Evolving that idea further, Laurens van den Acker, Design Division General Manager for Hiroshima, Japan's Mazda Motor Corporation, revealeds the Ryuga (pronounced "ree-yoo-ga") - Japanese for "gracious flow" - concept, at this year's North American International Auto Show in Detroit.

"Ryuga celebrates refined and controlled motion," van den Acker said. "Nagare is a dream or an emotion that's just beginning to take shape; Ryuga extends that idea by adding definition.

"To draw this new surface language closer in time to a car Mazda will produce for sale, we've added interior and powertrain details that were purposely absent from Nagare," van den Acker continued. "In addition, large wheels placed at the far corners of Ryuga's exterior lend a highly stable, balanced stance. The aggressive wedge shape imparts motion even when this sports coupe is parked. Volumes that are small in front, larger at the rear, wrap around and over the wheels to give the exterior tension and direction.

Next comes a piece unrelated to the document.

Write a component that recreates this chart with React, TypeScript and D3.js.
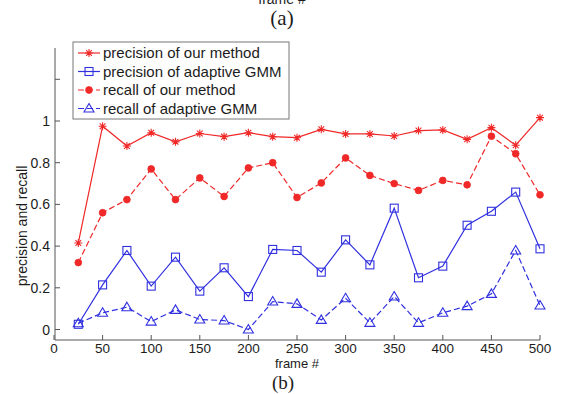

"After we began studying natural phenomenon for inspiration, Mazda designers were initially hesitant to apply their findings, but I encouraged them to blend artistic and sculptural beauty to see where it led. Once we did, the results were both original and instantly appealing.

"While this initiative began with textures inspired by nature, it goes much deeper than that. We're looking at grand gestures that wrap all over the vehicle's exterior and throughout the interior. Some of the proportions are dramatically wind-swept. There's drama at every turn. There are no square corners."